STATED PROBLEM:
Quote the data exactly, first line to the line containing "cycles = list(range(100))", with no pictures.

ENTRIES PROVIDED:

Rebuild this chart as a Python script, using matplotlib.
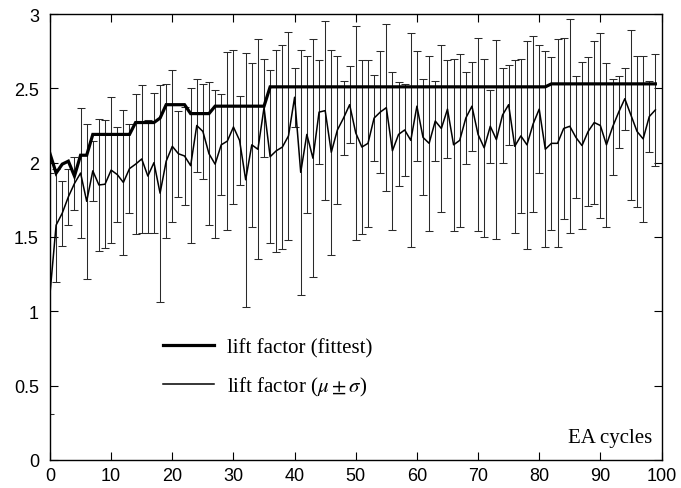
import matplotlib
matplotlib.use("Agg")
import matplotlib.pyplot as plt
import numpy as np

cycles = list(range(100))

fittest = [2.06, 1.93, 1.99, 2.01, 1.91, 2.05, 2.05,
           2.19, 2.19, 2.19, 2.19, 2.19, 2.19, 2.19,
           2.27, 2.27, 2.27, 2.27, 2.30,
           2.39, 2.39, 2.39, 2.39,
           2.33, 2.33, 2.33, 2.33,
           2.38, 2.38, 2.38, 2.38, 2.38, 2.38, 2.38, 2.38, 2.38,
           2.51, 2.51, 2.51, 2.51, 2.51, 2.51, 2.51, 2.51, 2.51, 2.51,
           2.51, 2.51, 2.51, 2.51, 2.51, 2.51, 2.51, 2.51, 2.51, 2.51,
           2.51, 2.51, 2.51, 2.51, 2.51, 2.51, 2.51, 2.51, 2.51, 2.51,
           2.51, 2.51, 2.51, 2.51, 2.51, 2.51, 2.51, 2.51, 2.51, 2.51,
           2.51, 2.51, 2.51, 2.51, 2.51, 2.51,
           2.53, 2.53, 2.53, 2.53, 2.53, 2.53, 2.53, 2.53, 2.53, 2.53,
           2.53, 2.53, 2.53, 2.53, 2.53, 2.53, 2.53, 2.53]

mean = [1.12, 1.58, 1.66, 1.77, 1.86, 1.93, 1.74, 1.945, 1.85, 1.855,
        1.95, 1.92, 1.867, 1.96, 1.99, 2.025, 1.91, 2.0, 1.795, 2.01,
        2.11, 2.06, 2.045, 1.98, 2.25, 2.21, 2.06, 1.99, 2.12, 2.145,
        2.24, 2.15, 1.885, 2.12, 2.09, 2.37, 2.04, 2.08, 2.105, 2.18,
        2.44, 1.935, 2.19, 2.03, 2.34, 2.35, 2.07, 2.22, 2.30, 2.39,
        2.20, 2.105, 2.13, 2.30, 2.34, 2.37, 2.08, 2.19, 2.22, 2.15,
        2.38, 2.17, 2.13, 2.28, 2.23, 2.36, 2.12, 2.15, 2.30, 2.38,
        2.19, 2.10, 2.245, 2.155, 2.32, 2.39, 2.11, 2.18, 2.12, 2.26,
        2.36, 2.09, 2.13, 2.13, 2.23, 2.245, 2.17, 2.115, 2.21, 2.27,
        2.25, 2.12, 2.24, 2.34, 2.43, 2.32, 2.21, 2.16, 2.31, 2.355]

sigma = [0.81, 0.38, 0.22, 0.19, 0.18, 0.44, 0.52, 0.20, 0.445, 0.43,
         0.49, 0.32, 0.485, 0.30, 0.47, 0.50, 0.38, 0.47, 0.73, 0.52,
         0.51, 0.29, 0.33, 0.52, 0.31, 0.32, 0.48, 0.50, 0.34, 0.60,
         0.52, 0.30, 0.855, 0.55, 0.74, 0.33, 0.58, 0.68, 0.685, 0.70,
         0.20, 0.825, 0.53, 0.80, 0.35, 0.60, 0.69, 0.50, 0.25, 0.26,
         0.72, 0.585, 0.56, 0.29, 0.41, 0.56, 0.53, 0.35, 0.31, 0.72,
         0.37, 0.39, 0.59, 0.27, 0.56, 0.33, 0.58, 0.58, 0.31, 0.30,
         0.65, 0.60, 0.245, 0.67, 0.32, 0.27, 0.58, 0.52, 0.70, 0.59,
         0.43, 0.66, 0.58, 0.70, 0.61, 0.72, 0.41, 0.56, 0.50, 0.55,
         0.62, 0.55, 0.32, 0.24, 0.21, 0.57, 0.51, 0.56, 0.24, 0.375]

xticks = [0, 10, 20, 30, 40, 50, 60, 70, 80, 90, 100]
yticks = [0, 0.5, 1, 1.5, 2, 2.5, 3]
ytick_labels = ["0", "0.5", "1", "1.5", "2", "2.5", "3"]

plt.rcParams['mathtext.fontset'] = 'stix'

fig = plt.figure(figsize=(6.81, 4.89), dpi=100)
ax = fig.add_axes([50 / 681, 28 / 489, 611.5 / 681, 446 / 489])

ax.errorbar(cycles, mean, yerr=sigma, fmt='none', ecolor='#2a2a2a',
            elinewidth=0.75, capsize=2.6, capthick=0.75, zorder=2)
ax.plot(cycles, mean, color='black', lw=1.1, zorder=3,
        label=r'lift factor ($\mu \pm \sigma$)')
ax.plot(cycles, fittest, color='black', lw=2.3, zorder=4,
        solid_joinstyle='miter', label='lift factor (fittest)')

ax.set_xlim(0, 100)
ax.set_ylim(0, 3)
ax.set_xticks(xticks)
ax.set_xticklabels([str(t) for t in xticks])
ax.set_yticks(yticks)
ax.set_yticklabels(ytick_labels)
ax.tick_params(direction='in', length=5.5, width=0.8, top=True, right=True,
               labelsize=13)
ax.tick_params(axis='x', pad=5)
ax.tick_params(axis='y', pad=8)
for lab in ax.get_xticklabels() + ax.get_yticklabels():
    lab.set_fontfamily('Liberation Sans')
for sp in ax.spines.values():
    sp.set_linewidth(1.0)

handles, labels = ax.get_legend_handles_labels()
leg = ax.legend(handles[::-1], labels[::-1], loc='center left',
                bbox_to_anchor=((163 - 50) / 611.5, (461 - 369) / 446),
                frameon=False, borderpad=0, borderaxespad=0,
                handlelength=2.45, handletextpad=0.6, labelspacing=0.82,
                prop={'family': 'Liberation Serif', 'size': 15})

ax.text(0.985, 0.03, 'EA cycles', transform=ax.transAxes, ha='right',
        va='bottom', fontsize=15, family='Liberation Serif')

fig.savefig('out.png', dpi=100)
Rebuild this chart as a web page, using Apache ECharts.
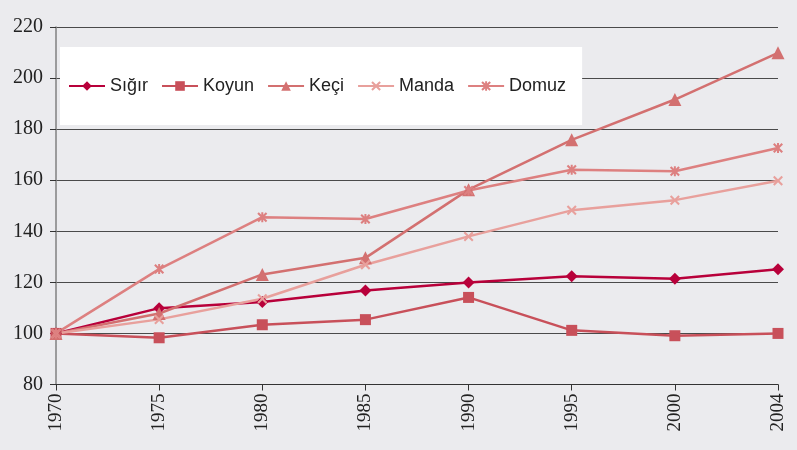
<!DOCTYPE html>
<html lang="tr">

<head>
    <meta charset="UTF-8">
    <title>Hayvan sayıları endeksi</title>
    <script src="https://cdn.jsdelivr.net/npm/echarts@6/dist/echarts.min.js"></script>
    <style>
        body { margin: 0; background: #ebebee; }
    </style>
</head>

<body>
    <div id="main" style="width: 797px;height:450px;"></div>

    <script>
        // x ekseni: yıllar
        var years = ['1970', '1975', '1980', '1985', '1990', '1995', '2000', '2004'];

        // seriler (1970 = 100)
        var sigir = [100, 109.9, 112.3, 116.8, 119.9, 122.4, 121.4, 125.1];
        var koyun = [100, 98.3, 103.4, 105.4, 114.1, 101.2, 99.1, 100];
        var keci = [100, 107.8, 123.1, 129.6, 156.3, 175.8, 191.6, 209.9];
        var manda = [100, 105.5, 113.6, 126.9, 138, 148.2, 152.2, 159.8];
        var domuz = [100, 125.2, 145.5, 144.8, 156, 164.1, 163.5, 172.6];

        var names = ['Sığır', 'Koyun', 'Keçi', 'Manda', 'Domuz'];
        var colors = ['#b8003a', '#c8505a', '#d37070', '#e8a09c', '#dd8080'];

        // özel işaretler: çarpı ve yıldız
        var xMark = 'path://M0,1.5L1.5,0L5,3.5L8.5,0L10,1.5L6.5,5L10,8.5L8.5,10L5,6.5L1.5,10L0,8.5L3.5,5Z';
        var starMark = 'path://M0,1.5L1.5,0L4,2.5L4,0L6,0L6,2.5L8.5,0L10,1.5L6.5,5L10,8.5L8.5,10L6,7.5L6,10L4,10L4,7.5L1.5,10L0,8.5L3.5,5Z';

        var myChart = echarts.init(document.getElementById('main'));

        function makeSeries(i, data, symbol, size) {
            return {
                name: names[i],
                type: 'line',
                data: data,
                symbol: symbol,
                symbolSize: size,
                lineStyle: { width: 2.5, color: colors[i] },
                itemStyle: { color: colors[i] },
                animation: false
            };
        }

        var option = {
            backgroundColor: '#ebebee',
            color: colors,
            legend: {
                data: names,
                left: 60,
                top: 47,
                padding: [30, 16, 30, 8],
                backgroundColor: '#ffffff',
                itemWidth: 36,
                itemHeight: 12,
                itemGap: 13,
                textStyle: {
                    fontFamily: 'Liberation Sans, Arial, sans-serif',
                    fontSize: 18,
                    color: '#222'
                }
            },
            grid: {
                left: 56,
                right: 19,
                top: 27,
                bottom: 65.5
            },
            xAxis: {
                type: 'category',
                boundaryGap: false,
                data: years,
                axisLine: { lineStyle: { color: '#333', width: 1 } },
                axisTick: { show: true, length: 6, lineStyle: { color: '#333' } },
                axisLabel: {
                    rotate: 90,
                    margin: 9,
                    fontFamily: 'Liberation Serif, Times New Roman, serif',
                    fontSize: 19,
                    color: '#222'
                }
            },
            yAxis: {
                type: 'value',
                min: 80,
                max: 220,
                interval: 20,
                axisLine: { show: true, lineStyle: { color: '#808080', width: 1.5 } },
                axisTick: { show: true, length: 6, lineStyle: { color: '#333' } },
                splitLine: { lineStyle: { color: '#4a4a4a', width: 1 } },
                axisLabel: {
                    margin: 13,
                    fontFamily: 'Liberation Serif, Times New Roman, serif',
                    fontSize: 20,
                    color: '#222'
                }
            },
            series: [
                makeSeries(0, sigir, 'diamond', 12),
                makeSeries(1, koyun, 'rect', 11),
                makeSeries(2, keci, 'triangle', 13),
                makeSeries(3, manda, xMark, 10),
                makeSeries(4, domuz, starMark, 10)
            ]
        };

        myChart.setOption(option);
    </script>
</body>

</html>
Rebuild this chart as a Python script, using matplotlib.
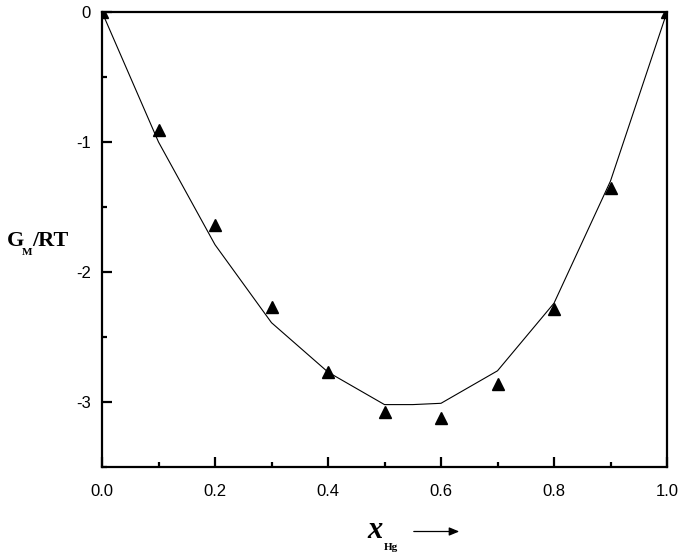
import matplotlib
matplotlib.use("Agg")
import matplotlib.pyplot as plt
import numpy as np

# Experimental points (triangles)
x_exp = [0.0, 0.1, 0.2, 0.3, 0.4, 0.5, 0.6, 0.7, 0.8, 0.9, 1.0]
g_exp = [0.0, -0.91, -1.64, -2.27, -2.77, -3.08, -3.12, -2.86, -2.285, -1.35, 0.0]

# Calculated curve (line)
x_calc = [0.0, 0.1, 0.2, 0.3, 0.4, 0.5, 0.55, 0.6, 0.7, 0.8, 0.9, 1.0]
g_calc = [0.0, -1.0, -1.79, -2.39, -2.77, -3.02, -3.02, -3.01, -2.76, -2.24, -1.30, 0.0]

x_ticks = [0.0, 0.2, 0.4, 0.6, 0.8, 1.0]
x_tick_labels = ["0.0", "0.2", "0.4", "0.6", "0.8", "1.0"]
y_ticks = [0, -1, -2, -3]
y_tick_labels = ["0", "-1", "-2", "-3"]

W, H = 685, 556
fig = plt.figure(figsize=(W / 100, H / 100), dpi=100)
ax = fig.add_axes([102 / W, 1 - 467 / H, (667 - 102) / W, (467 - 12) / H])

ax.plot(x_calc, g_calc, color="black", lw=0.8)
ax.plot(x_exp, g_exp, linestyle="none", marker="^", ms=8, color="black")

ax.set_xlim(0, 1)
ax.set_ylim(-3.5, 0)
ax.set_xticks(x_ticks)
ax.set_xticklabels(x_tick_labels)
ax.set_yticks(y_ticks)
ax.set_yticklabels(y_tick_labels)
ax.set_xticks(np.arange(0.1, 1.0, 0.2), minor=True)
ax.set_yticks([-0.5, -1.5, -2.5, -3.5], minor=True)

for s in ax.spines.values():
    s.set_linewidth(1.6)
ax.tick_params(which="major", direction="in", length=7, width=1.6,
               labelsize=12, labelfontfamily="Liberation Sans")
ax.tick_params(which="minor", direction="in", length=3.5, width=1.6)
ax.tick_params(axis="y", pad=8)
ax.tick_params(axis="x", pad=12)

# y label: G_M/RT
fig.text(7 / W, 1 - 246 / H, "G", fontsize=16, fontweight="bold",
         family="Liberation Serif", ha="left", va="baseline")
fig.text(22 / W, 1 - 255 / H, "M", fontsize=8, fontweight="bold",
         family="Liberation Serif", ha="left", va="baseline")
fig.text(32 / W, 1 - 246 / H, "/RT", fontsize=16, fontweight="bold",
         family="Liberation Serif", ha="left", va="baseline")

# x label: x_Hg with arrow
fig.text(367 / W, 1 - 538 / H, "x", fontsize=22, fontweight="bold",
         style="italic", family="Liberation Serif", ha="left", va="baseline")
fig.text(384 / W, 1 - 550 / H, "Hg", fontsize=8, fontweight="bold",
         family="Liberation Serif", ha="left", va="baseline")
fig.add_artist(matplotlib.patches.FancyArrowPatch(
    (411 / W, 1 - 531.5 / H), (462 / W, 1 - 531.5 / H),
    transform=fig.transFigure, arrowstyle="-|>,head_length=6,head_width=2.5",
    color="black", lw=0.9, mutation_scale=1))

fig.savefig("out.png", dpi=100)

TASK ANSWER:
Rebuild this chart as a Python script, using matplotlib.
import matplotlib
matplotlib.use("Agg")
import matplotlib.pyplot as plt
import numpy as np

cycles = list(range(100))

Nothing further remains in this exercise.